Minister of Autonomous Development of Nicaragua
- In office 1990s
- President: Violeta Chamorro

Member of the National Assembly of Nicaragua
- In office 2007 – 29 September 2023

Personal details
- Born: Brooklyn Rivera Bryan 24 September 1952 Zelaya, Nicaragua
- Died: 30 May 2026 (aged 73) Managua, Nicaragua
- Party: YATAMA
- Alma mater: National Autonomous University of Nicaragua
- Occupation: Miskito activist

= Brooklyn Rivera (politician) =

Nicaraguan Miskito activist and politician (1952–2026)

Brooklyn Rivera Bryan (24 September 1952 – 30 May 2026) was a Nicaraguan Miskito activist and politician. A member of YATAMA, he served as minister of autonomous development of Nicaragua in the 1990s and in the National Assembly of Nicaragua from 2007 to 2023.

== Early life and career ==
Rivera was born in the department of Zelaya, the son of Miskito parents. At the age of sixteen, he and his family moved to Managua. He attended the National Autonomous University of Nicaragua, earning his bachelor's degree in mathematics. Thereafter, he was involved in the Miskitu fight for political freedom and cultural recognition.

In 1986, Rivera survived an armed attack from Sandinista forces, which he survived from numerous military attacks and sought refugee status in San Andrés Island in Colombia. In 1987, he led an effort to unify Miskitu resistance, and in 1988, he and Steadman Fagoth founded the Indigenous political party YATAMA. In the 1990s, he was a professor at Bluefields Indian and Caribbean University. During the Violeta Chamorro administration, he served as minister of autonomous development of Nicaragua.

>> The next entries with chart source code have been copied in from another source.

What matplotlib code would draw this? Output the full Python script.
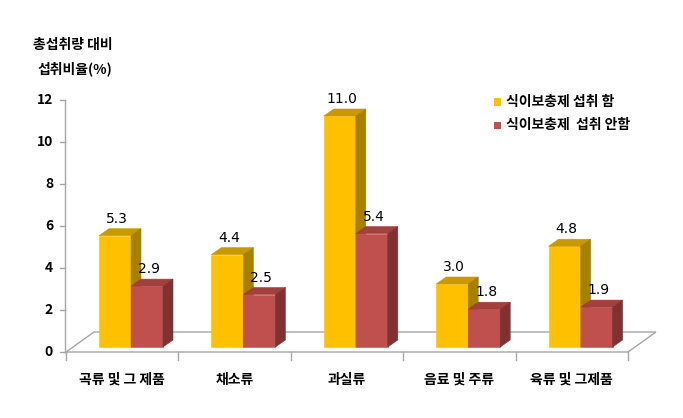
import matplotlib.pyplot as plt
from matplotlib.patches import Polygon

plt.rcParams['font.family'] = ['Noto Sans CJK KR', 'DejaVu Sans']

# data
categories = ['곡류 및 그 제품', '채소류', '과실류', '음료 및 주류', '육류 및 그제품']
taking = [5.3, 4.4, 11.0, 3.0, 4.8]
not_taking = [2.9, 2.5, 5.4, 1.8, 1.9]
series_names = ['식이보충제 섭취 함', '식이보충제  섭취 안함']
yticks = [0, 2, 4, 6, 8, 10, 12]

W, H = 683, 418
fig = plt.figure(figsize=(W / 100, H / 100), dpi=100)
ax = fig.add_axes([66 / W, (H - 352) / H, (628 - 66) / W, (352 - 100) / H])
ax.set_xlim(0, 5)
ax.set_ylim(0, 12)
ax.axis('off')

# pixel -> data helpers for 3d offsets
px_x = 5 / (628 - 66)
px_y = 12 / (352 - 100)
ddx, ddy = 10 * px_x, 7 * px_y      # bar depth
fdx, fdy = 28 * px_x, 20 * px_y     # floor depth
base = 5 * px_y
bw = 32 * px_x
grey = '#a6a6a6'

# floor
floor = Polygon([(0, 0), (5, 0), (5 + fdx, fdy), (fdx, fdy)], closed=True,
                facecolor='white', edgecolor=grey, lw=1, clip_on=False, zorder=1)
ax.add_patch(floor)

# y axis
ax.plot([-1.5 * px_x, -1.5 * px_x], [0, 12], color=grey, lw=1, clip_on=False)
for t in yticks:
    ax.plot([-6.5 * px_x, -1.5 * px_x], [t, t], color=grey, lw=1, clip_on=False)
    ax.text(-13 * px_x, t, str(t), ha='right', va='center', fontsize=10,
            fontweight='bold', clip_on=False)

# x ticks and labels
for i in range(6):
    ax.plot([i, i], [0, -8 * px_y], color=grey, lw=1, clip_on=False)
for i, c in enumerate(categories):
    ax.text(i + 0.5, -28 * px_y, c, ha='center', va='center', fontsize=10,
            fontweight='bold', clip_on=False)

colors = [('#ffc000', '#c89a00', '#a88000'), ('#c0504d', '#a33f3c', '#7f3230')]


def bar3d(x0, v, cols):
    front, top, side = cols
    y0, y1 = base, base + v
    kw = dict(lw=0.4, zorder=3, clip_on=False)
    ax.add_patch(Polygon([(x0, y0), (x0 + bw, y0), (x0 + bw, y1), (x0, y1)],
                         facecolor=front, edgecolor=front, **kw))
    ax.add_patch(Polygon([(x0, y1), (x0 + bw, y1), (x0 + bw + ddx, y1 + ddy), (x0 + ddx, y1 + ddy)],
                         facecolor=top, edgecolor=top, **kw))
    ax.add_patch(Polygon([(x0 + bw, y0), (x0 + bw + ddx, y0 + ddy), (x0 + bw + ddx, y1 + ddy), (x0 + bw, y1)],
                         facecolor=side, edgecolor=side, **kw))
    ax.text(x0 + bw / 2 + ddx * 0.2, y1 + ddy + 3 * px_y, f'{v:.1f}', ha='center',
            va='bottom', fontsize=10, fontfamily='DejaVu Sans', clip_on=False, zorder=4)


for i in range(5):
    x_y = i + 33 * px_x
    bar3d(x_y, taking[i], colors[0])
    bar3d(x_y + bw, not_taking[i], colors[1])

# y title
fig.text(33 / W, 1 - 45 / H, '총섭취량 대비', ha='left', va='center', fontsize=10, fontweight='bold')
fig.text(38 / W, 1 - 69 / H, '섭취비율(%)', ha='left', va='center', fontsize=10, fontweight='bold')

# legend
for k, (name, col) in enumerate(zip(series_names, [colors[0][0], colors[1][0]])):
    yy = 1 - (102 + 23 * k) / H
    fig.patches.append(plt.Rectangle((494 / W, yy - 3.5 / H), 7 / W, 7 / H,
                                     transform=fig.transFigure, facecolor=col, edgecolor='none'))
    fig.text(506 / W, yy, name, ha='left', va='center', fontsize=10, fontweight='bold')

fig.savefig('out.png', dpi=100)
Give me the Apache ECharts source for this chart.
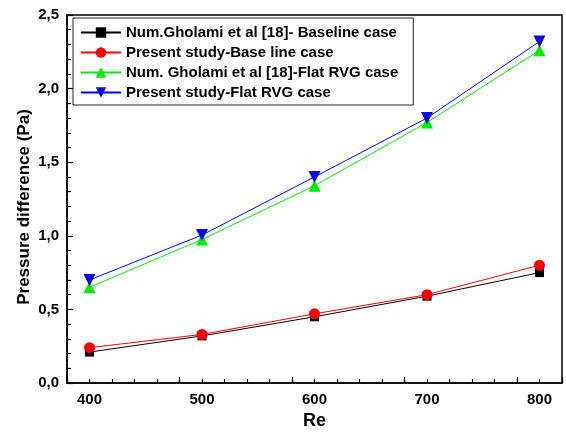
<!DOCTYPE html>
<html><head><meta charset="utf-8">
<script src="https://cdn.jsdelivr.net/npm/echarts@6/dist/echarts.min.js"></script>
<style>html,body{margin:0;padding:0;background:#fff}#c{width:566px;height:432px}</style>
</head><body><div id="c"></div>
<script>
const re = [400, 500, 600, 700, 800];
const gholamiBase = [0.21, 0.32, 0.45, 0.59, 0.75];
const presentBase = [0.24, 0.33, 0.47, 0.60, 0.80];
const gholamiFlat = [0.65, 0.975, 1.34, 1.77, 2.26];
const presentFlat = [0.70, 1.005, 1.40, 1.80, 2.32];
const names = ['Num.Gholami et al [18]- Baseline case','Present study-Base line case','Num. Gholami et al [18]-Flat RVG case','Present study-Flat RVG case'];

const font = 'Liberation Sans, Arial, sans-serif';
const pairs = arr => re.map((x, i) => [x, arr[i]]);
function ser(name, arr, color, symbol, size, rot) {
  return { name, type: 'line', data: pairs(arr), xAxisIndex: 0, symbol, symbolSize: size, symbolRotate: rot || 0,
    lineStyle: { color, width: 1 }, itemStyle: { color }, z: 3 };
}
const chart = echarts.init(document.getElementById('c'), null, { renderer: 'canvas' });
chart.setOption({
  animation: false,
  grid: { left: 67, top: 15, right: 4, bottom: 49, show: true, borderColor: '#000', borderWidth: 1.5,
    outerBoundsMode: 'none', containLabel: false },
  legend: {
    orient: 'vertical', left: 73, top: 18, data: names,
    itemWidth: 40, itemHeight: 13, itemGap: 5, padding: [7, 15, 5, 7],
    borderColor: '#222', borderWidth: 1, selectedMode: false,
    textStyle: { fontFamily: font, fontWeight: 'bold', fontSize: 15, color: '#000' }
  },
  xAxis: [{
    type: 'value', min: 380, max: 820, interval: 20,
    name: 'Re', nameLocation: 'middle', nameGap: 29, nameMoveOverlap: false,
    nameTextStyle: { fontFamily: font, fontWeight: 'bold', fontSize: 18, color: '#000' },
    axisLine: { lineStyle: { color: '#000', width: 1.5 } },
    axisTick: { inside: true, length: 4, lineStyle: { color: '#000', width: 1.2 } },
    axisLabel: { fontFamily: font, fontWeight: 'bold', fontSize: 15, color: '#000', margin: 9,
      formatter: v => (v % 100 === 0 ? String(v) : '') },
    splitLine: { show: false }
  }, {
    type: 'value', min: 380, max: 820, interval: 100, position: 'bottom',
    axisLine: { show: false },
    axisTick: { inside: true, length: 6, lineStyle: { color: '#000', width: 1.2 } },
    axisLabel: { show: false }, splitLine: { show: false }
  }],
  yAxis: {
    type: 'value', min: 0, max: 2.5, interval: 0.5,
    name: 'Pressure difference (Pa)', nameLocation: 'middle', nameGap: 34, nameRotate: 90, nameMoveOverlap: false,
    nameTextStyle: { fontFamily: font, fontWeight: 'bold', fontSize: 17, color: '#000', padding: [0, 16, 0, 0] },
    axisLine: { show: true, lineStyle: { color: '#000', width: 1.5 } },
    axisTick: { show: true, inside: true, length: 6, lineStyle: { color: '#000', width: 1.2 } },
    minorTick: { show: true, splitNumber: 5, length: 4, lineStyle: { color: '#000', width: 1.2 } },
    axisLabel: { fontFamily: font, fontWeight: 'bold', fontSize: 15, color: '#000', margin: 8,
      formatter: v => v.toFixed(1).replace('.', ',') },
    splitLine: { show: false }
  },
  series: [
    ser(names[0], gholamiBase, '#000000', 'rect', 9),
    ser(names[1], presentBase, '#ff0000', 'circle', 11),
    ser(names[2], gholamiFlat, '#00ee00', 'triangle', 12),
    ser(names[3], presentFlat, '#0000ff', 'triangle', 12, 180)
  ]
});
</script></body></html>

He served in the National Assembly of Nicaragua from 2007 until 29 September 2023. During his service in the National Assembly, in April 2023, he participated in a meeting of the United Nations, and spoke out against the government of Nicaragua. After returning to Nicaragua, he was arrested on 29 September 2023 in Bilwi, and was accused of terrorism. Following the arrest, on 4 October 2023, his political party's legal status was revoked by the Supreme Electoral Council of Nicaragua. He was imprisoned at the Nicaragua Prison until his death in 2026.

== Personal life and death ==
On 27 May 2026, Co-Presidents Daniel Ortega and Rosario Murillo released photos of Rivera who was hooked up to multiple tubes in a hospital bed. According to the Associated Press, the United States demanded release of Rivera after seeing the critical condition that he was in.

Rivera died at the Fernando Velez Paiz Hospital in Managua, on 30 May 2026, at the age of 73. On 31 May 2026, Co-Presidents Ortega and Murillo claimed that Rivera had died of a bacteria infection from COVID-19.